Step 2: Make a Work Space
Imagine how it would feel to spend $400 on a Kitchen Aid mixer and let it sit on the counter and collect dust. Think of the guilt that would ensue as the gifted harmonica and partnered "How To" book stared from the dusty bookshelf in the corner whispering "You said you wanted to learn...you said...I'd be loved" The point I'm trying to make is this; Creating an environment to write in makes the process of writing more likely. It can be anything from a state of the art writing desk to a collapsible TV tray next to the couch. If the chicken is taken out of the freezer, it's more likely it will be made. So take the chicken out of the freezer, and get yourself a writing desk.
Step 3: Use What You Know
I will never be a culinary genius. I once watched my sister make an apple pie with cheese baked into the crust and realized that not only would I never even think of that, but the closest I could ever get to that masterpiece was some CheezWhiz on a McDonald's apple pie.

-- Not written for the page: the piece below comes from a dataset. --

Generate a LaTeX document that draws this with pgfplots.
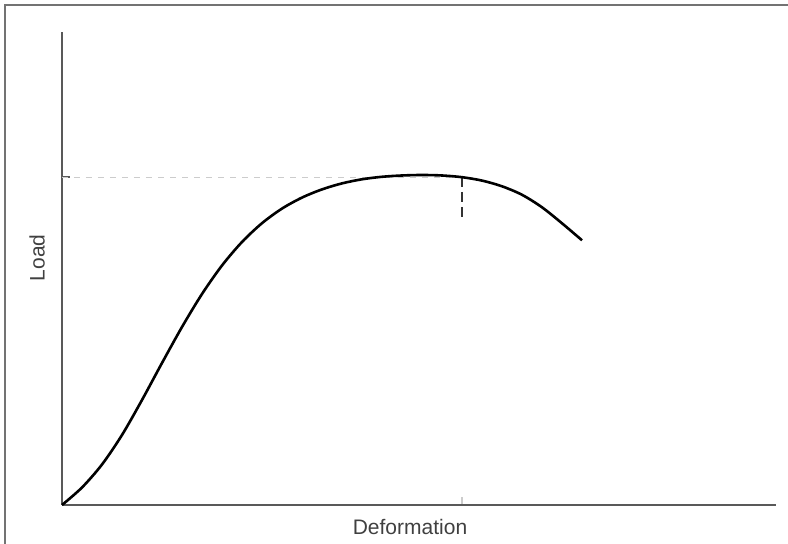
\documentclass[border=0pt]{standalone}
\usepackage{fontspec}
\setmainfont{Liberation Sans}
\usepackage{pgfplots}
\pgfplotsset{compat=1.18}
\begin{document}
\begin{tikzpicture}
\useasboundingbox (-31pt,-19.5pt) rectangle (363pt,252.5pt);
\begin{axis}[
  at={(0pt,0pt)}, anchor=south west,
  scale only axis, width=357pt, height=236.5pt,
  xmin=0, xmax=714, ymin=0, ymax=473,
  axis lines=left,
  axis line style={-, line width=1pt, black!65},
  xtick={400}, ytick={328}, xticklabels={}, yticklabels={},
  tick align=inside, major tick length=4pt,
  xtick style={line width=0.8pt, black!20},
  ytick style={line width=1pt, black!65},
  clip=false,
]
\addplot[black!20, dashed, line width=0.5pt] coordinates {(0,327) (395,327)};
\addplot[black!80, line width=1pt, dash pattern=on 5pt off 2.5pt] coordinates {(400,328) (400,288)};
\addplot[black, line width=1.3pt, smooth] coordinates {
(0,0) (20,17.5) (40,40.5) (60,70) (80,105) (100,142) (120,178) (140,211)
(160,239.5) (180,263) (200,281.8) (220,296.4) (240,307.4) (260,315.6)
(280,321.6) (300,325.7) (320,328.2) (340,329.5) (360,330) (380,329.5)
(400,327.8) (420,324.4) (440,318.7) (460,310.2) (480,297.7) (500,281.7) (520,264.7)};
\node[rotate=90, text=black!75, font=\fontsize{10.5}{12}\selectfont] at (axis cs:-25,247) {Load};
\node[text=black!75, font=\fontsize{10.5}{12}\selectfont] at (axis cs:348,-22) {Deformation};
\end{axis}
\draw[black!55, line width=0.75pt] (-28.5pt,-19.5pt) -- (-28.5pt,250pt) -- (363pt,250pt);
\end{tikzpicture}
\end{document}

When I make crockpot chicken, I don't try and act like I'm a French chef cooking for the ambassador, I use what I know and do what I can to make it taste (and look) good. I'm convinced writing is the same way. I've never experienced being a professional athlete; I've never even experienced running a mile without having an asthma attack. It is not in the cards for me to write a novel about sports. However, I do work in an office. I watch Peggy in accounting talking numbers, I hear Carl get in a fight with a customer over the phone and I make heartfelt (and awkward) small talk with my boss every time we happen to be walking down the hall together. This is the life I experience, and this is what I can write about. How do you think shows like "The Office" or "Cheers" came to be? People use what they know, and write about it. If there's no paprika in the fridge, it can't be added to the chicken. If you've never gone on a road trip, stop trying to write about it (or go on a road trip!).
Trying to balance everything is never going to be easy. If you are lucky enough to be someone who gets to do exactly what you want to do every day and get paid a livable quantity to do so, count your blessings. If you're like me, that's not always the case. Don't under estimate the power of simplicity and don't beat yourself up over not being an overnight success story.
Make time for what matters, and let that be enough.
So for now go write something, the chicken will cook itself.